■ Rows from a dataset of charts and code:
>>

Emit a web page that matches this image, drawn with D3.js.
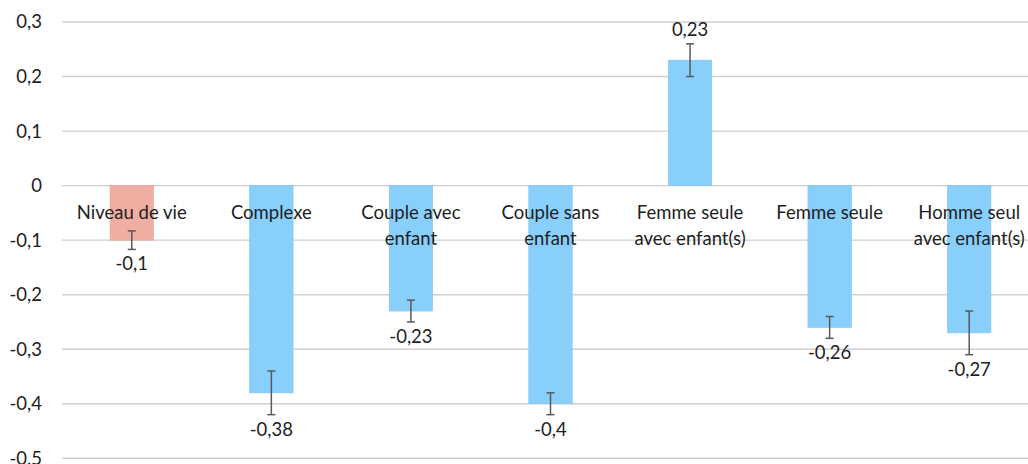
<!DOCTYPE html>
<html><head><meta charset="utf-8">
<script src="https://cdn.jsdelivr.net/npm/d3@7"></script>
<style>body{margin:0;background:#fff}svg{display:block}text{font-family:Lato,"Open Sans",sans-serif;fill:#1e1e1e}</style>
</head><body><svg id="c" width="1028" height="464"></svg>
<script>
const categories = [["Niveau de vie"],["Complexe"],["Couple avec","enfant"],["Couple sans","enfant"],["Femme seule","avec enfant(s)"],["Femme seule"],["Homme seul","avec enfant(s)"]];
const values = [-0.1,-0.38,-0.23,-0.4,0.23,-0.26,-0.27];
const errors = [0.017,0.04,0.02,0.02,0.03,0.02,0.04];
const colors = ["#F0ADA1","#88CFFC","#88CFFC","#88CFFC","#88CFFC","#88CFFC","#88CFFC"];
const tickValues = [0.3,0.2,0.1,0,-0.1,-0.2,-0.3,-0.4,-0.5];

const svg = d3.select("#c");
const y = d3.scaleLinear().domain([-0.5,0.3]).range([458.3,22]);
const x = d3.scaleBand().domain(d3.range(categories.length)).range([62,1039]).padding(0);
const bw = x.bandwidth()*0.311;
const fmt = v => d3.format(".2~f")(v).replace(".",",").replace("\u2212","-");
const fs = 18.5;

svg.append("g").selectAll("line").data(tickValues).join("line")
  .attr("x1",62).attr("x2",1039).attr("y1",d=>y(d)).attr("y2",d=>y(d))
  .attr("stroke","#cfcfcf").attr("stroke-width",1.4);
svg.append("g").selectAll("text").data(tickValues).join("text")
  .attr("x",42).attr("y",d=>y(d)).attr("dy","0.35em").attr("text-anchor","end")
  .attr("font-size",fs).text(d=>fmt(d));
svg.append("g").selectAll("rect").data(values).join("rect")
  .attr("x",(d,i)=>x(i)+x.bandwidth()/2-bw/2).attr("width",bw)
  .attr("y",d=>y(Math.max(0,d))).attr("height",d=>Math.abs(y(d)-y(0)))
  .attr("fill",(d,i)=>colors[i]).attr("stroke",(d,i)=>i===0?"#e8a397":"#7fc3ee").attr("stroke-width",0.6);
const eg = svg.append("g").attr("stroke","#595959").attr("stroke-width",1.5);
values.forEach((v,i)=>{
  const cx = x(i)+x.bandwidth()/2, y1=y(v+errors[i]), y2=y(v-errors[i]);
  eg.append("line").attr("x1",cx).attr("x2",cx).attr("y1",y1).attr("y2",y2);
  eg.append("line").attr("x1",cx-4).attr("x2",cx+4).attr("y1",y1).attr("y2",y1);
  eg.append("line").attr("x1",cx-4).attr("x2",cx+4).attr("y1",y2).attr("y2",y2);
});
svg.append("g").selectAll("text").data(values).join("text")
  .attr("x",(d,i)=>x(i)+x.bandwidth()/2)
  .attr("y",(d,i)=> d<0 ? y(d-errors[i])+21 : y(d+errors[i])-8)
  .attr("text-anchor","middle").attr("font-size",fs).text(d=>fmt(d));
const cg = svg.append("g");
categories.forEach((lines,i)=>{
  const t = cg.append("text").attr("text-anchor","middle").attr("font-size",fs);
  lines.forEach((l,j)=>{
    t.append("tspan").attr("x",x(i)+x.bandwidth()/2).attr("y",y(0)+33+j*26.5).text(l);
  });
});
</script></body></html>
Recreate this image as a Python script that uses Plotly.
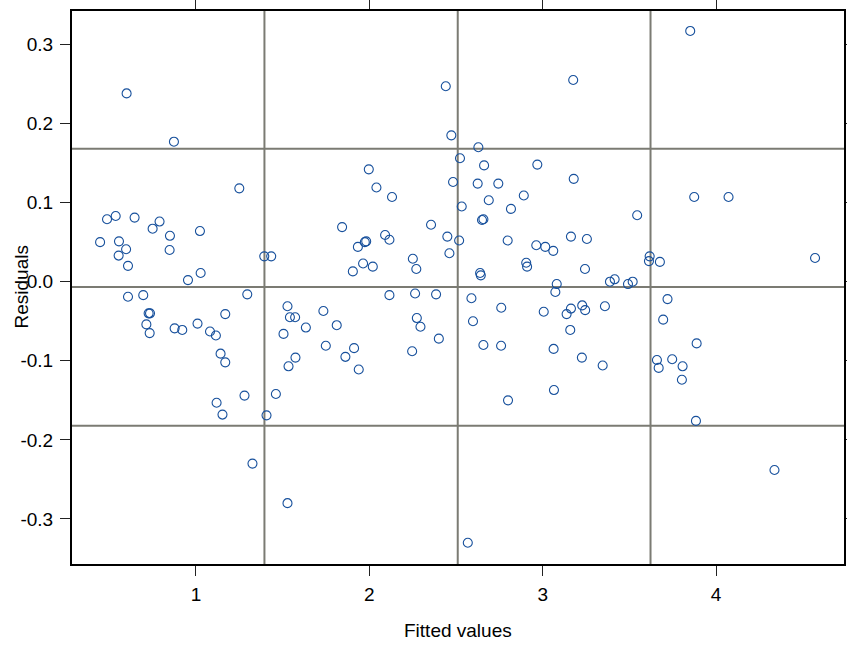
import plotly.graph_objects as go

fitted = [
    0.600, 0.873, 1.250, 0.487, 0.537, 0.646, 0.790, 0.750, 1.023, 0.850,
    0.447, 0.556, 0.597, 0.554, 0.848, 0.608, 1.027, 0.954, 1.394, 1.434,
    0.608, 0.696, 1.296, 0.727, 0.735, 1.169, 0.714, 0.733, 0.877, 0.921,
    1.009, 1.081, 1.115, 1.142, 1.169, 1.280, 1.119, 1.153, 1.407, 1.461,
    1.528, 1.542, 1.572, 1.505, 1.634, 1.735, 1.812, 1.749, 1.574, 1.534,
    1.326, 1.528, 2.441, 3.176, 2.473, 2.629, 1.997, 2.523, 2.662, 2.969,
    2.483, 2.625, 2.744, 3.179, 2.041, 2.131, 2.891, 2.689, 2.817, 2.533,
    2.650, 2.658, 1.843, 2.356, 2.091, 2.116, 1.974, 1.982, 1.934, 2.450,
    2.518, 2.798, 2.963, 3.015, 3.061, 3.163, 3.255, 2.251, 2.271, 2.462,
    1.964, 2.020, 1.905, 2.639, 2.643, 2.905, 2.910, 3.244, 3.081, 3.073,
    3.388, 2.116, 2.264, 2.385, 2.589, 1.912, 1.862, 1.939, 2.274, 2.295,
    2.401, 2.247, 2.598, 2.761, 2.658, 2.760, 2.800, 3.006, 3.138, 3.163,
    3.228, 3.245, 3.359, 3.159, 3.063, 3.226, 3.346, 3.065, 2.568, 3.851,
    3.874, 4.072, 3.545, 3.617, 3.613, 3.676, 4.571, 3.415, 3.492, 3.519,
    3.720, 3.695, 3.888, 3.659, 3.669, 3.747, 3.807, 3.803, 3.884, 4.337,
]

residuals = [
    0.238, 0.177, 0.118, 0.079, 0.083, 0.081, 0.076, 0.067, 0.064, 0.058,
    0.050, 0.051, 0.041, 0.033, 0.040, 0.020, 0.011, 0.002, 0.032, 0.032,
    -0.019, -0.017, -0.016, -0.040, -0.040, -0.041, -0.054, -0.065, -0.059, -0.061,
    -0.053, -0.063, -0.068, -0.091, -0.102, -0.144, -0.153, -0.168, -0.169, -0.142,
    -0.031, -0.045, -0.045, -0.066, -0.058, -0.037, -0.055, -0.081, -0.096, -0.107,
    -0.230, -0.280, 0.247, 0.255, 0.185, 0.170, 0.142, 0.156, 0.147, 0.148,
    0.126, 0.124, 0.124, 0.130, 0.119, 0.107, 0.109, 0.103, 0.092, 0.095,
    0.078, 0.079, 0.069, 0.072, 0.059, 0.053, 0.050, 0.051, 0.044, 0.057,
    0.052, 0.052, 0.046, 0.044, 0.039, 0.057, 0.054, 0.029, 0.016, 0.036,
    0.023, 0.019, 0.013, 0.011, 0.008, 0.024, 0.019, 0.016, -0.003, -0.013,
    0.000, -0.017, -0.015, -0.016, -0.021, -0.084, -0.095, -0.111, -0.046, -0.057,
    -0.072, -0.088, -0.050, -0.033, -0.080, -0.081, -0.150, -0.038, -0.041, -0.034,
    -0.030, -0.036, -0.031, -0.061, -0.085, -0.096, -0.106, -0.137, -0.330, 0.317,
    0.107, 0.107, 0.084, 0.032, 0.026, 0.025, 0.030, 0.003, -0.003, 0.000,
    -0.022, -0.048, -0.078, -0.099, -0.109, -0.098, -0.107, -0.124, -0.176, -0.238,
]

grid_x = [1.395, 2.510, 3.622]
grid_y = [0.168, -0.0067, -0.182]

x_ticks = [1, 2, 3, 4]
x_ticktext = ["1", "2", "3", "4"]
y_ticks = [-0.3, -0.2, -0.1, 0.0, 0.1, 0.2, 0.3]
y_ticktext = ["-0.3", "-0.2", "-0.1", "0.0", "0.1", "0.2", "0.3"]

x_range = [0.285, 4.738]
y_range = [-0.3569, 0.3422]

FONT = "Liberation Sans, Arial, sans-serif"
GRID_COLOR = "#7b7b73"

fig = go.Figure()
fig.add_trace(go.Scatter(
    x=fitted, y=residuals, mode="markers",
    marker=dict(symbol="circle-open", size=9, color="#17509c",
                line=dict(width=1.1, color="#17509c")),
    showlegend=False, hoverinfo="x+y",
))

shapes = []
for gx in grid_x:
    shapes.append(dict(type="line", xref="x", yref="paper", x0=gx, x1=gx, y0=0, y1=1,
                       line=dict(color=GRID_COLOR, width=2), layer="below"))
for gy in grid_y:
    shapes.append(dict(type="line", xref="paper", yref="y", x0=0, x1=1, y0=gy, y1=gy,
                       line=dict(color=GRID_COLOR, width=2), layer="below"))

axis_common = dict(
    showgrid=False, zeroline=False, showline=True, linecolor="black", linewidth=2,
    mirror="ticks", ticks="outside", ticklen=10, tickwidth=1, tickcolor="#222",
    automargin=False,
    tickfont=dict(family=FONT, size=19, color="black"),
)

fig.update_layout(
    width=847, height=645,
    margin=dict(l=72, r=3, t=11, b=81, autoexpand=False),
    paper_bgcolor="white", plot_bgcolor="white",
    font=dict(family=FONT, size=19, color="black"),
    shapes=shapes,
    xaxis=dict(range=x_range, tickvals=x_ticks, ticktext=x_ticktext,
               ticklabelstandoff=2, **axis_common),
    yaxis=dict(range=y_range, tickvals=y_ticks, ticktext=y_ticktext,
               ticklabelstandoff=3, **axis_common),
    annotations=[
        dict(text="Fitted values", xref="paper", yref="paper", x=0.5, y=0,
             yshift=-54, yanchor="top", showarrow=False,
             font=dict(family=FONT, size=19, color="black")),
        dict(text="Residuals", xref="paper", yref="paper", x=0, y=0.5,
             xshift=-51, xanchor="center", textangle=-90, showarrow=False,
             font=dict(family=FONT, size=19, color="black")),
    ],
)

fig.write_html("out.html")
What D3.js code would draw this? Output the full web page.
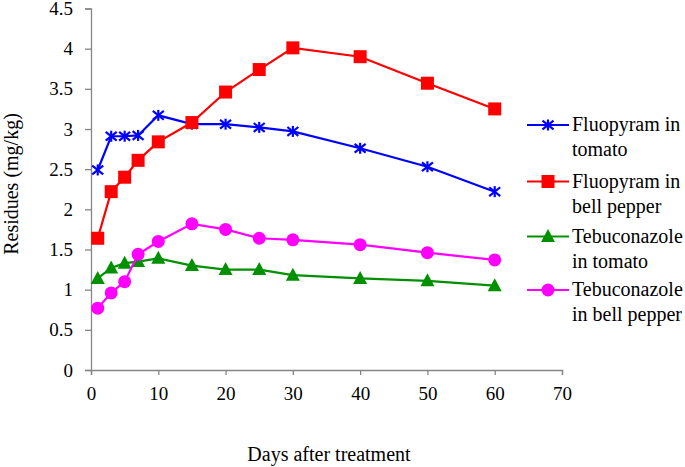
<!DOCTYPE html>
<html><head><meta charset="utf-8">
<script src="https://cdn.jsdelivr.net/npm/d3@7"></script>
<style>body{margin:0;background:#fff}svg{display:block}text{font-family:"Liberation Serif","Times New Roman",serif;fill:#000}</style>
</head><body><svg id="c" width="685" height="467"></svg>
<script>
const days = [1,3,5,7,10,15,20,25,30,40,50,60];
const fluopyramTomato = [2.49,2.91,2.91,2.92,3.17,3.06,3.06,3.02,2.97,2.76,2.53,2.22];
const fluopyramPepper = [1.64,2.22,2.40,2.61,2.84,3.08,3.46,3.74,4.01,3.90,3.57,3.25];
const tebuTomato = [1.14,1.27,1.33,1.35,1.39,1.30,1.25,1.25,1.18,1.14,1.11,1.05];
const tebuPepper = [0.77,0.96,1.10,1.44,1.60,1.82,1.75,1.64,1.62,1.56,1.46,1.37];
const seriesNames = [["Fluopyram in","tomato"],["Fluopyram in","bell pepper"],["Tebuconazole","in tomato"],["Tebuconazole","in bell pepper"]];
const colors = ["#0000ff","#ff0000","#009000","#ff00ff"];
const markers = ["star","square","triangle","circle"];
const xTicks = [0,10,20,30,40,50,60,70];
const yTicks = [0,0.5,1,1.5,2,2.5,3,3.5,4,4.5];
const xTitle = "Days after treatment";
const yTitle = "Residues (mg/kg)";

const svg = d3.select("#c");
const x = d3.scaleLinear().domain([0,70]).range([91,562]);
const y = d3.scaleLinear().domain([0,4.5]).range([370,8.5]);
const axisColor = "#868686";

const gx = svg.append("g").attr("transform","translate(0,370)")
  .call(d3.axisBottom(x).tickValues(xTicks).tickSize(5).tickPadding(12).tickFormat(d3.format("d")));
const gy = svg.append("g").attr("transform","translate(91,0)")
  .call(d3.axisLeft(y).tickValues(yTicks).tickSize(6).tickPadding(12).tickFormat(d=>String(d)));
[gx,gy].forEach(g=>{
  g.select(".domain").attr("stroke",axisColor).attr("stroke-width",1.3);
  g.selectAll(".tick line").attr("stroke",axisColor).attr("stroke-width",1.3);
  g.selectAll("text").attr("font-size",19).attr("font-family","Liberation Serif").attr("fill","#000");
});

svg.append("text").attr("x",329).attr("y",461).attr("text-anchor","middle").attr("font-size",20).text(xTitle);
svg.append("text").attr("transform","translate(18,184) rotate(-90)").attr("text-anchor","middle").attr("font-size",20).text(yTitle);

const allSeries = [fluopyramTomato,fluopyramPepper,tebuTomato,tebuPepper];
const line = d3.line().x((d,i)=>x(days[i])).y(d=>y(d));

function drawMarker(g, type, cx, cy, color){
  if(type==="square"){
    g.append("rect").attr("x",cx-6.5).attr("y",cy-6.5).attr("width",13).attr("height",13).attr("fill",color);
  } else if(type==="circle"){
    g.append("circle").attr("cx",cx).attr("cy",cy).attr("r",6.5).attr("fill",color);
  } else if(type==="triangle"){
    g.append("path").attr("d",`M${cx},${cy-7.5}L${cx+7},${cy+5.5}L${cx-7},${cy+5.5}Z`).attr("fill",color);
  } else {
    const r=5.5;
    const p = [[0,-r,0,r],[-r,-r*0.8,r,r*0.8],[-r,r*0.8,r,-r*0.8]];
    p.forEach(q=>g.append("line").attr("x1",cx+q[0]).attr("y1",cy+q[1]).attr("x2",cx+q[2]).attr("y2",cy+q[3]).attr("stroke",color).attr("stroke-width",2.2));
  }
}

allSeries.forEach((vals,si)=>{
  const g = svg.append("g");
  g.append("path").datum(vals).attr("d",line).attr("fill","none").attr("stroke",colors[si]).attr("stroke-width",2.2);
  vals.forEach((v,i)=>drawMarker(g, markers[si], x(days[i]), y(v), colors[si]));
});

// legend
const legY = [125,181.5,236.5,290];
seriesNames.forEach((nm,si)=>{
  const g = svg.append("g");
  const ly = legY[si];
  g.append("line").attr("x1",527).attr("x2",569).attr("y1",ly).attr("y2",ly).attr("stroke",colors[si]).attr("stroke-width",2.2);
  drawMarker(g, markers[si], 548, ly, colors[si]);
  g.append("text").attr("x",572).attr("y",ly+6).attr("font-size",20).text(nm[0]);
  g.append("text").attr("x",572).attr("y",ly+31).attr("font-size",20).text(nm[1]);
});
</script></body></html>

<<

■ WHAT YOU ARE ASKED TO DO: Track down all lines above with the string "this" and copy them.

■ SOLUTION TO THE EXERCISE:
Emit a web page that matches this image, drawn with D3.js.
Recreate this image as a Python script that uses Plotly.
What D3.js code would draw this? Output the full web page.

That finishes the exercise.